### Goal
Transcribe every line from the top down to the line with "96.7, 97.4, 98.3]", both ends included, but not the pictures.

****

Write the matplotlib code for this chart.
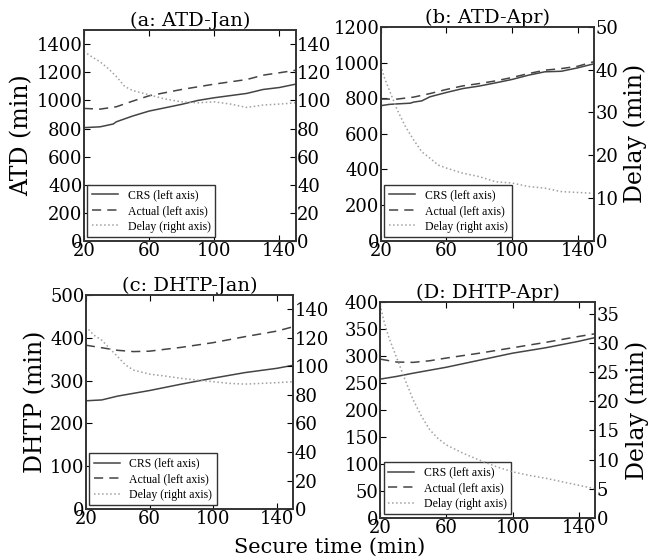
import matplotlib
matplotlib.use('Agg')
import matplotlib.pyplot as plt

# secure time (min) sample points
X_A = [20, 30, 38, 40, 50, 60, 80, 90, 100, 120, 130, 140, 150]
CRS_A = [806, 812, 832, 848, 889, 924, 972, 1000, 1019, 1050, 1078, 1092, 1116]
X_A2 = [20, 30, 40, 50, 60, 80, 100, 120, 130, 140, 150]
ACT_A = [943, 938, 955, 995, 1033, 1078, 1116, 1149, 1180, 1197, 1215]
XD_A = [20, 25, 30, 35, 40, 45, 50, 60, 70, 80, 90, 100, 110, 120, 130, 140, 150]
DELAY_A = [135, 131, 127.5, 122.7, 117, 110, 107, 104, 101, 99, 98.3, 99, 97.4, 95, 96.7, 97.4, 98.3]

X_B = [20, 25, 30, 38, 40, 45, 50, 60, 70, 80, 90, 100, 110, 120, 130, 140, 150]
CRS_B = [758, 765, 768, 772, 778, 785, 808, 832, 854, 868, 886, 905, 929, 948, 951, 970, 993]
X_B2 = [20, 30, 40, 50, 60, 70, 80, 90, 100, 110, 120, 130, 140, 150]
ACT_B = [795, 795, 806, 826, 849, 869, 882, 897, 916, 938, 957, 966, 979, 1005]
XD_B = [20, 22, 25, 30, 35, 40, 45, 50, 55, 60, 70, 80, 90, 100, 110, 120, 130, 140, 150]
DELAY_B = [41, 38.3, 35.4, 30.6, 26.7, 23.6, 20.8, 19.3, 17.7, 17.0, 15.8, 15.0, 13.8, 13.5, 12.7, 12.3, 11.5, 11.3, 11.1]

X_C = [20, 30, 40, 60, 80, 100, 120, 140, 150]
CRS_C = [253, 255, 264, 277, 292, 306, 319, 329, 336]
X_C2 = [20, 30, 40, 50, 60, 80, 100, 120, 140, 150]
ACT_C = [383, 377, 371, 368, 369, 378, 389, 403, 416, 426]
XD_C = [20, 25, 30, 35, 40, 45, 50, 60, 70, 80, 90, 100, 110, 120, 130, 140, 150]
DELAY_C = [128, 122, 118.4, 112.6, 106.8, 101, 97.4, 94.6, 93.2, 91.6, 90.4, 89.3, 88.1, 87.6, 88.1, 88.6, 89.3]

X_D = [20, 30, 40, 60, 80, 100, 120, 140, 150]
CRS_D = [257, 262, 268, 279, 292, 305, 315, 327, 334]
X_D2 = [20, 30, 40, 50, 60, 80, 100, 120, 140, 150]
ACT_D = [294, 288.6, 288, 291, 296, 305, 315, 325, 336, 341]
XD_D = [20, 22, 25, 30, 35, 40, 45, 50, 55, 60, 70, 80, 90, 100, 110, 120, 130, 140, 150]
DELAY_D = [36.5, 34, 31.1, 27.4, 23.7, 20.2, 17.4, 15.1, 13.6, 12.5, 11.1, 9.9, 8.8, 7.9, 7.3, 6.8, 6.2, 5.6, 5.0]

TITLES = ['(a: ATD-Jan)', '(b: ATD-Apr)', '(c: DHTP-Jan)', '(D: DHTP-Apr)']
XTICKS = [20, 60, 100, 140]

plt.rcParams['font.family'] = 'DejaVu Serif'
plt.rcParams['xtick.direction'] = 'in'
plt.rcParams['ytick.direction'] = 'in'

fig = plt.figure(figsize=(6.6, 5.6), dpi=100)

panels = [
    # rect, data, left lim/ticks, right lim/ticks, left label, right label
    ([0.127, 0.570, 0.321, 0.376], (X_A, CRS_A, X_A2, ACT_A, XD_A, DELAY_A),
     (1500, range(0, 1401, 200)), (150, range(0, 141, 20)), 'ATD (min)', None),
    ([0.577, 0.570, 0.323, 0.382], (X_B, CRS_B, X_B2, ACT_B, XD_B, DELAY_B),
     (1200, range(0, 1201, 200)), (50, range(0, 51, 10)), None, 'Delay (min)'),
    ([0.130, 0.091, 0.314, 0.382], (X_C, CRS_C, X_C2, ACT_C, XD_C, DELAY_C),
     (500, range(0, 501, 100)), (150, range(0, 141, 20)), 'DHTP (min)', None),
    ([0.576, 0.075, 0.326, 0.386], (X_D, CRS_D, X_D2, ACT_D, XD_D, DELAY_D),
     (400, range(0, 401, 50)), (37, range(0, 36, 5)), None, 'Delay (min)'),
]

for title, (rect, data, lft, rgt, llab, rlab) in zip(TITLES, panels):
    xc, crs, xa, act, xd, delay = data
    ax = fig.add_axes(rect)
    ax2 = ax.twinx()
    h1, = ax.plot(xc, crs, '-', color='#444444', lw=1.1, label='CRS (left axis)')
    h2, = ax.plot(xa, act, '--', color='#444444', lw=1.1, dashes=(6, 4),
                  label='Actual (left axis)')
    h3, = ax2.plot(xd, delay, ':', color='#a0a0a0', lw=1.1, label='Delay (right axis)')
    ax.set_xlim(20, 150)
    ax.set_ylim(0, lft[0])
    ax.set_yticks(list(lft[1]))
    ax2.set_ylim(0, rgt[0])
    ax2.set_yticks(list(rgt[1]))
    ax.set_xticks(XTICKS)
    ax.tick_params(labelsize=13, top=True, length=4, pad=1)
    ax2.tick_params(labelsize=13, length=4, pad=1)
    for a in (ax, ax2):
        for s in a.spines.values():
            s.set_color('#333333')
            s.set_linewidth(1.2)
    ax.set_title(title, fontsize=14, pad=3)
    if llab:
        ax.set_ylabel(llab, fontsize=17, labelpad=2)
    if rlab:
        ax2.set_ylabel(rlab, fontsize=17, labelpad=4)
    leg = ax.legend(handles=[h1, h2, h3], loc='lower left', fancybox=False,
                    prop={'family': 'Liberation Serif', 'size': 8.5},
                    handlelength=2.2, borderaxespad=0.3, labelspacing=0.3,
                    framealpha=1)
    leg.get_frame().set_edgecolor('#333333')
    leg.set_zorder(5)

fig.text(0.5, 0.005, 'Secure time (min)', ha='center', va='bottom', fontsize=15)

fig.savefig('out.png', dpi=100)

****

### Complete response
Write the matplotlib code for this chart.
import matplotlib
matplotlib.use('Agg')
import matplotlib.pyplot as plt

# secure time (min) sample points
X_A = [20, 30, 38, 40, 50, 60, 80, 90, 100, 120, 130, 140, 150]
CRS_A = [806, 812, 832, 848, 889, 924, 972, 1000, 1019, 1050, 1078, 1092, 1116]
X_A2 = [20, 30, 40, 50, 60, 80, 100, 120, 130, 140, 150]
ACT_A = [943, 938, 955, 995, 1033, 1078, 1116, 1149, 1180, 1197, 1215]
XD_A = [20, 25, 30, 35, 40, 45, 50, 60, 70, 80, 90, 100, 110, 120, 130, 140, 150]
DELAY_A = [135, 131, 127.5, 122.7, 117, 110, 107, 104, 101, 99, 98.3, 99, 97.4, 95, 96.7, 97.4, 98.3]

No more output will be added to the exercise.